Il y a une pandémie qui rôde, le découvrir maintenant serait un manque de sérieux. Tout comme de s’agacer de voir ce thème revenir très souvent dans nos colonnes. S’il va de soi que nous sommes dans un pays qui semble avoir fait preuve de résilience face au corona virus, il serait vain de s’en glorifier. Parce que, à l’étape actuelle de la maladie chez nous, il n’est pas bien clair si ce sont nos efforts qui payent, ou si c’est la Providence qui nous couvre de sa protectrice mansuétude.
Parce que nous faisons tout en dépit du bon sens, dans un contexte fortement marqué par le scepticisme des sachants eux-mêmes. Les réseaux sociaux nous abreuvent d’images et de déclarations pseudo-scientifiques sur la dangerosité des vaccins contre la pandémie. Et notre diaspora, qui souvent se montre rebelle aux modes et aux tendances, plonge allègrement dans l’infox et les théories complotistes de bas étage.
Peu importe: nous sommes face à une maladie mondiale, une pandémie, sur laquelle les connaissances scientifiques ne sont encore que parcellaires. Nous en savons plus cette semaine que nous n’en savions la semaine d’avant. Et ces lacunes guident l’attitude des décideurs occidentaux dont nous suivons toujours le mauvais exemple (jamais le bon !). Deuxième ou troisième vague? Deux tours de vaccin ou trois, ou un seul? Faut-il encourager les femmes enceintes à se faire vacciner? Et les enfants de 5 ans?
Ce ne sont pas seulement des questions objets de débats dans les athénées. Ce sont aussi des réponses, parfois désordonnées et parfois divergentes. Et avec elles des attitudes qui conduisent tantôt à parler d’une immunité collective, tantôt de la nécessité d’un passe sanitaire, de l’obligation préalable de se faire vacciner avant d’accéder à un territoire ou même à un service, ou une embauche.
Et chaque jour nous sommes inondés d’images violentes de contestataires au nom de la liberté de traiter son corps comme on veut. Une manifestante, infirmière de son état, affirmait l’autre jour depuis une file bruyante de manifestants: «Je ne suis pas contre la vaccination mais contre l’obligation de me faire vacciner». Il y a des contorsions sémantiques pas toujours évidentes, des positions à ne décrypter qu’avec l’Assimil de service à côté. Comme si l’obligation de se faire vacciner était nouvelle ou que la carte sanitaire n’était plus exigée aux aéroports !
Il est vrai que l’Occident nous a aussi habitués à des prises de position pas toujours faciles à comprendre: contre ou pour l’avortement, les unions entre gens du même sexe, sur l’euthanasie et d’autres thèmes en règle générale tabous en Afrique mais que nous sommes invités à considérer comme faisant partie des droits et libertés fondamentaux de la personne humaine.

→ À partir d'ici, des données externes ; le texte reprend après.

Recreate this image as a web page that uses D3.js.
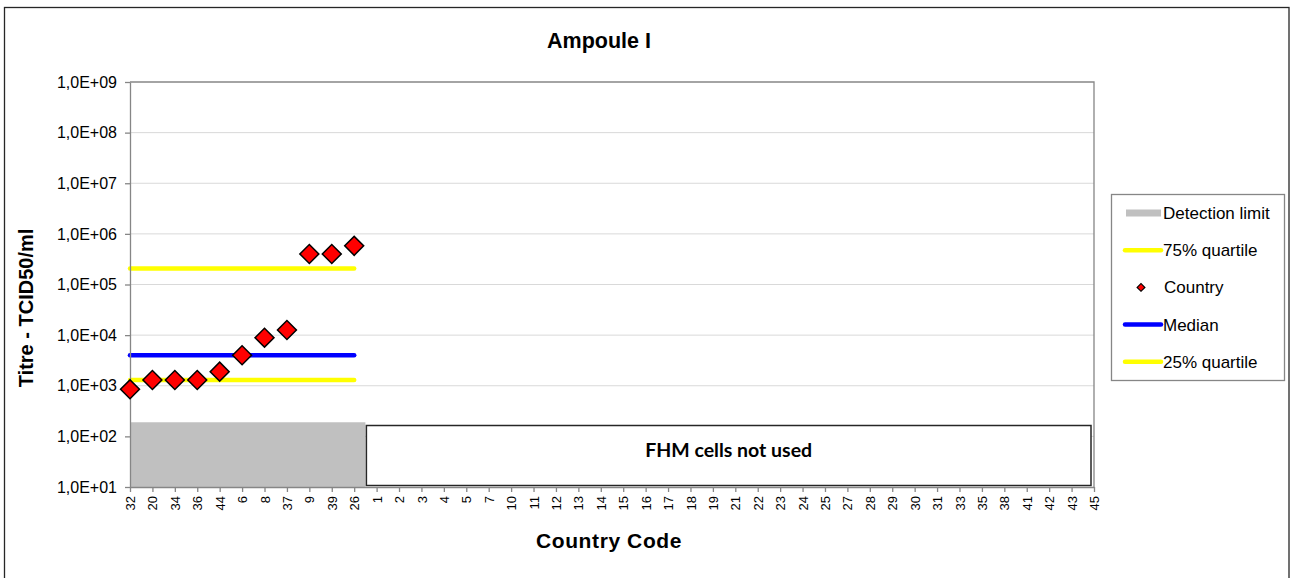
<!DOCTYPE html>
<html><head><meta charset="utf-8">
<script src="https://cdn.jsdelivr.net/npm/d3@7"></script>
<style>body{margin:0;background:#fff;}svg{display:block;font-family:Arial,"Liberation Sans",sans-serif;}</style>
</head><body>
<svg id="c" width="1290" height="578"></svg>
<script>
const categories = ["32","20","34","36","44","6","8","37","9","39","26","1","2","3","4","5","7","10","11","12","13","14","15","16","17","18","19","21","22","23","24","25","27","28","29","30","31","33","35","38","41","42","43","45"];
const countryCodes = ["32","20","34","36","44","6","8","37","9","39","26"];
const countryValues = [850,1300,1300,1300,1900,4000,8900,12600,400000,400000,580000];
const q75 = 206000;
const median = 4000;
const q25 = 1300;
const detectionLimit = 190;
const yTicks = [1e1,1e2,1e3,1e4,1e5,1e6,1e7,1e8,1e9];
const unusedLabel = "FHM cells not used";

const svg = d3.select("#c");
const L = 130, R = 1094, T = 82, B = 487;
const x = d3.scalePoint().domain(categories).range([L, R]);
const step = x.step();
const y = d3.scaleLog().domain([1e1, 1e9]).range([B, T]);
const fmt = v => "1,0E+" + String(Math.round(Math.log10(v))).padStart(2, "0");

// outer frame
svg.append("rect").attr("x",4.5).attr("y",7.5).attr("width",1284.5).attr("height",600)
  .attr("fill","none").attr("stroke","#262626").attr("stroke-width",1.3);

// gridlines
svg.append("g").selectAll("line").data(yTicks.slice(1,-1)).join("line")
  .attr("x1",L).attr("x2",R).attr("y1",d=>y(d)).attr("y2",d=>y(d))
  .attr("stroke","#d9d9d9").attr("stroke-width",1);

// plot border top/right
svg.append("path").attr("d",`M${L},${T}H${R}V${B}`).attr("fill","none")
  .attr("stroke","#868686").attr("stroke-width",1.3);

// detection limit area
const lastUsed = countryCodes[countryCodes.length-1];
svg.append("rect").attr("x",L).attr("y",y(detectionLimit))
  .attr("width",x(lastUsed)+step/2-L).attr("height",B-y(detectionLimit))
  .attr("fill","#c0c0c0");

// FHM box
const bx = x(lastUsed)+step/2+1, bx2 = R-3;
svg.append("rect").attr("x",bx).attr("y",425.5).attr("width",bx2-bx).attr("height",60)
  .attr("fill","#fff").attr("stroke","#262626").attr("stroke-width",1.5);
svg.append("text").attr("x",(bx+bx2)/2).attr("y",457).attr("text-anchor","middle")
  .attr("font-family","Lato, 'Open Sans', sans-serif").attr("font-weight","bold")
  .attr("font-size",19.5).attr("fill","#000").text(unusedLabel);

// quartile lines
const x0 = x(countryCodes[0]), x1 = x(lastUsed);
[[q75,"#ffff00"],[median,"#0000ff"],[q25,"#ffff00"]].forEach(([v,c])=>{
  svg.append("line").attr("x1",x0).attr("x2",x1).attr("y1",y(v)).attr("y2",y(v))
    .attr("stroke",c).attr("stroke-width",4.5).attr("stroke-linecap","round");
});

// y axis
const yAxis = svg.append("g").attr("transform",`translate(${L},0)`)
  .call(d3.axisLeft(y).tickValues(yTicks).tickFormat(fmt).tickSize(5).tickSizeOuter(0));
yAxis.select(".domain").attr("stroke","#868686").attr("stroke-width",1.3);
yAxis.selectAll(".tick line").attr("stroke","#868686").attr("stroke-width",1.3);
yAxis.selectAll("text").attr("font-size",16).attr("fill","#000")
  .attr("font-family","Arial, 'Liberation Sans', sans-serif").attr("x",-13);

// x axis
const xAxis = svg.append("g").attr("transform",`translate(0,${B})`)
  .call(d3.axisBottom(x).tickSize(5).tickSizeOuter(0));
xAxis.select(".domain").attr("stroke","#868686").attr("stroke-width",1.3);
xAxis.selectAll(".tick line").attr("stroke","#868686").attr("stroke-width",1.3);
xAxis.selectAll("text").attr("font-size",13).attr("fill","#000")
  .attr("font-family","Arial, 'Liberation Sans', sans-serif")
  .attr("transform","rotate(-90)").attr("text-anchor","end")
  .attr("x",-9).attr("y",0).attr("dy","0.35em");

// diamonds
const pts = countryCodes.map((c,i)=>({c, v: countryValues[i]}));
svg.append("g").selectAll("path").data(pts).join("path")
  .attr("d", d3.symbol(d3.symbolSquare, 180)())
  .attr("transform", d=>`translate(${x(d.c)},${y(d.v)}) rotate(45)`)
  .attr("fill","#ff0000").attr("stroke","#000").attr("stroke-width",1.5);

// titles
svg.append("text").attr("x",599).attr("y",48).attr("text-anchor","middle")
  .attr("font-weight","bold").attr("font-size",21.5).text("Ampoule I");
svg.append("text").attr("transform","translate(33,308) rotate(-90)").attr("text-anchor","middle")
  .attr("font-weight","bold").attr("font-size",20).text("Titre - TCID50/ml");
svg.append("text").attr("x",609).attr("y",548).attr("text-anchor","middle")
  .attr("font-weight","bold").attr("font-size",21).attr("letter-spacing",0.6).text("Country Code");

// legend
const lg = svg.append("g");
lg.append("rect").attr("x",1111.5).attr("y",194.5).attr("width",173).attr("height",186)
  .attr("fill","#fff").attr("stroke","#868686").attr("stroke-width",1.3);
const items = [
  {t:"Detection limit", type:"area", c:"#c0c0c0"},
  {t:"75% quartile", type:"line", c:"#ffff00"},
  {t:"Country", type:"pt"},
  {t:"Median", type:"line", c:"#0000ff"},
  {t:"25% quartile", type:"line", c:"#ffff00"}
];
items.forEach((it,i)=>{
  const cy = 213 + i*37.2;
  if(it.type==="area"){
    lg.append("rect").attr("x",1126).attr("y",cy-3.5).attr("width",35).attr("height",7).attr("fill",it.c);
  } else if(it.type==="line"){
    lg.append("line").attr("x1",1125).attr("x2",1161).attr("y1",cy).attr("y2",cy)
      .attr("stroke",it.c).attr("stroke-width",4.5).attr("stroke-linecap","round");
  } else {
    lg.append("path").attr("d", d3.symbol(d3.symbolSquare, 30)())
      .attr("transform",`translate(1141,${cy}) rotate(45)`)
      .attr("fill","#ff0000").attr("stroke","#000").attr("stroke-width",1.2);
  }
  lg.append("text").attr("x", it.type==="pt" ? 1164 : 1163).attr("y",cy).attr("dy","0.35em")
    .attr("font-size",17).attr("fill","#000").text(it.t);
});
</script>
</body></html>
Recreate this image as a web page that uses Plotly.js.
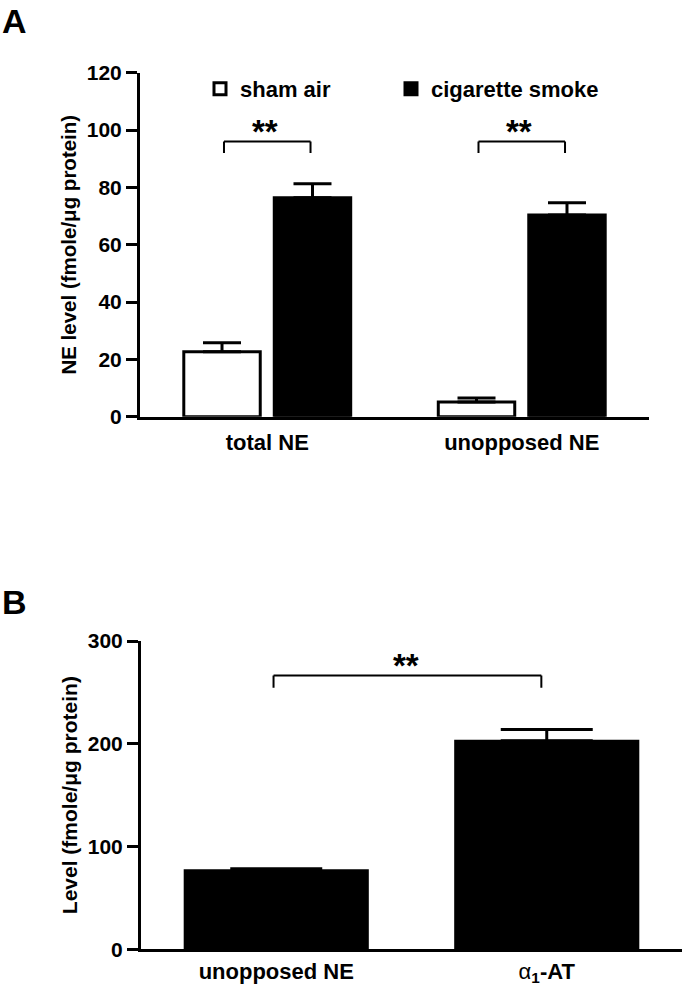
<!DOCTYPE html>
<html>
<head>
<meta charset="utf-8">
<script src="https://cdn.plot.ly/plotly-3.0.1.min.js"></script>
<style>html,body{margin:0;padding:0;background:#fff;}#chart{width:685px;height:989px;}</style>
</head>
<body>
<div id="chart"></div>
<script>
// ---- Panel A data ----
const categoriesA = ['total NE', 'unopposed NE'];
const shamAir = [22.7, 5.1];
const shamAirErr = [3.1, 1.4];
const cigSmoke = [76.4, 70.4];
const cigSmokeErr = [4.9, 4.2];
const seriesNames = ['sham air', 'cigarette smoke'];
const yTicksA = [0, 20, 40, 60, 80, 100, 120];

// ---- Panel B data ----
const categoriesB = ['unopposed NE', 'α1-AT'];
const tickTextB = ['unopposed NE', '<span style="font-weight:normal">α</span><sub>1</sub>-AT'];
const levelB = [77, 203];
const levelBErr = [1.5, 10.8];
const yTicksB = [0, 100, 200, 300];

// significance brackets: [category index, top value, drop] / [left, right, top, drop]
const sigA = [[0, 96, 4], [1, 96, 4]];
const sigB = [[0, 1, 266.5, 12]];

const FONT = 'Liberation Sans, Arial, Helvetica, sans-serif';
const bold = (s) => ({family: FONT, size: s, color: '#000', weight: 'bold'});

const traces = [
  {type: 'bar', name: seriesNames[0], x: categoriesA, y: shamAir, xaxis: 'x', yaxis: 'y', legend: 'legend',
   marker: {color: '#fff', line: {color: '#000', width: 3}},
   error_y: {type: 'data', array: shamAirErr, arrayminus: shamAir.map(() => 0), symmetric: false, color: '#000', thickness: 3, width: 19}},
  {type: 'bar', name: seriesNames[1], x: categoriesA, y: cigSmoke, xaxis: 'x', yaxis: 'y', legend: 'legend2',
   marker: {color: '#000', line: {color: '#000', width: 3}},
   error_y: {type: 'data', array: cigSmokeErr, arrayminus: cigSmoke.map(() => 0), symmetric: false, color: '#000', thickness: 3, width: 19}},
  {type: 'bar', name: 'level', x: categoriesB, y: levelB, xaxis: 'x2', yaxis: 'y2', width: 0.677, showlegend: false,
   marker: {color: '#000', line: {color: '#000', width: 2}},
   error_y: {type: 'data', array: levelBErr, arrayminus: levelB.map(() => 0), symmetric: false, color: '#000', thickness: 3, width: 46}}
];

const off = 0.17;
const shapes = [];
const annotations = [];
const ln = {color: '#000', width: 2};
sigA.forEach(([c, yTop, drop]) => {
  shapes.push({type: 'line', xref: 'x', yref: 'y', x0: c - off, x1: c + off, y0: yTop, y1: yTop, line: ln});
  shapes.push({type: 'line', xref: 'x', yref: 'y', x0: c - off, x1: c - off, y0: yTop, y1: yTop - drop, line: ln});
  shapes.push({type: 'line', xref: 'x', yref: 'y', x0: c + off, x1: c + off, y0: yTop, y1: yTop - drop, line: ln});
  annotations.push({xref: 'x', yref: 'y', x: c - 0.01, y: yTop, yanchor: 'bottom', yshift: -11, text: '**', showarrow: false, font: bold(33)});
});
sigB.forEach(([a, b, yTop, drop]) => {
  shapes.push({type: 'line', xref: 'x2', yref: 'y2', x0: a - 0.01, x1: b - 0.02, y0: yTop, y1: yTop, line: ln});
  shapes.push({type: 'line', xref: 'x2', yref: 'y2', x0: a - 0.01, x1: a - 0.01, y0: yTop, y1: yTop - drop, line: ln});
  shapes.push({type: 'line', xref: 'x2', yref: 'y2', x0: b - 0.02, x1: b - 0.02, y0: yTop, y1: yTop - drop, line: ln});
  annotations.push({xref: 'x2', yref: 'y2', x: (a + b) / 2 - 0.02, y: yTop, yanchor: 'bottom', yshift: -11, text: '**', showarrow: false, font: bold(33)});
});
annotations.push({xref: 'paper', yref: 'paper', x: 0, y: 1, xanchor: 'left', yanchor: 'top', text: 'A', showarrow: false, font: bold(34)});
annotations.push({xref: 'paper', yref: 'paper', x: 0, y: 1 - 581 / 989, xanchor: 'left', yanchor: 'top', text: 'B', showarrow: false, font: bold(34)});

const yAxisCommon = {
  showline: true, linecolor: '#000', linewidth: 3, ticks: 'outside', ticklen: 11, tickwidth: 3, tickcolor: '#000',
  showgrid: false, zeroline: false, tickfont: bold(21), fixedrange: true
};
const xAxisCommon = {
  showline: true, linecolor: '#000', linewidth: 3, ticks: '', showgrid: false, zeroline: false,
  tickfont: bold(22), type: 'category', range: [-0.5, 1.5], fixedrange: true
};
const legendCommon = {orientation: 'h', xanchor: 'left', yanchor: 'top', font: bold(22), bgcolor: 'rgba(0,0,0,0)', borderwidth: 0};

const layout = {
  width: 685, height: 989,
  margin: {l: 0, r: 0, t: 0, b: 0},
  paper_bgcolor: '#fff', plot_bgcolor: '#fff',
  barmode: 'group', bargap: 0.289, bargroupgap: 0.155,
  showlegend: true,
  legend: Object.assign({}, legendCommon, {x: 200 / 685, y: 1 - 68 / 989}),
  legend2: Object.assign({}, legendCommon, {x: 391 / 685, y: 1 - 68 / 989}),
  xaxis: Object.assign({}, xAxisCommon, {domain: [140 / 685, 649 / 685], anchor: 'y', ticklabelstandoff: 4}),
  yaxis: Object.assign({}, yAxisCommon, {domain: [1 - 416.7 / 989, 1 - 72.7 / 989], anchor: 'x', range: [0, 120], tickvals: yTicksA,
    title: {text: 'NE level (fmole/μg protein)', font: bold(20.5), standoff: 5}}),
  xaxis2: Object.assign({}, xAxisCommon, {domain: [141 / 685, 682 / 685], anchor: 'y2', tickvals: categoriesB, ticktext: tickTextB}),
  yaxis2: Object.assign({}, yAxisCommon, {domain: [1 - 949.3 / 989, 1 - 641 / 989], anchor: 'x2', range: [0, 300], tickvals: yTicksB,
    title: {text: 'Level (fmole/μg protein)', font: bold(21), standoff: 5}}),
  shapes: shapes,
  annotations: annotations
};

Plotly.newPlot('chart', traces, layout, {displayModeBar: false, staticPlot: true});
</script>
</body>
</html>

Pourquoi pas !
Mais ira-t-on jusqu’à invoquer la liberté contre la vaccination, sous le prétexte que la foule des opposants grossit ailleurs et que nous devons suivre? Chez nous, même la liberté de choisir se lie à une telle série de contradictions que le message des officiels nous arrive brouillé. Il faut continuer à observer les gestes barrières, mais nos marchés domaniaux ne sont toujours pas désinfectés. Les devantures des administrations n’ont toujours pas le fameux seau d’eau et le gel hydroalcoolique qui y étaient prépositionnés. Le masque se porte quand et comme on veut et quand la police sévit c’est avec une main lourde. Comme s’il fallait réprimer et pas éduquer.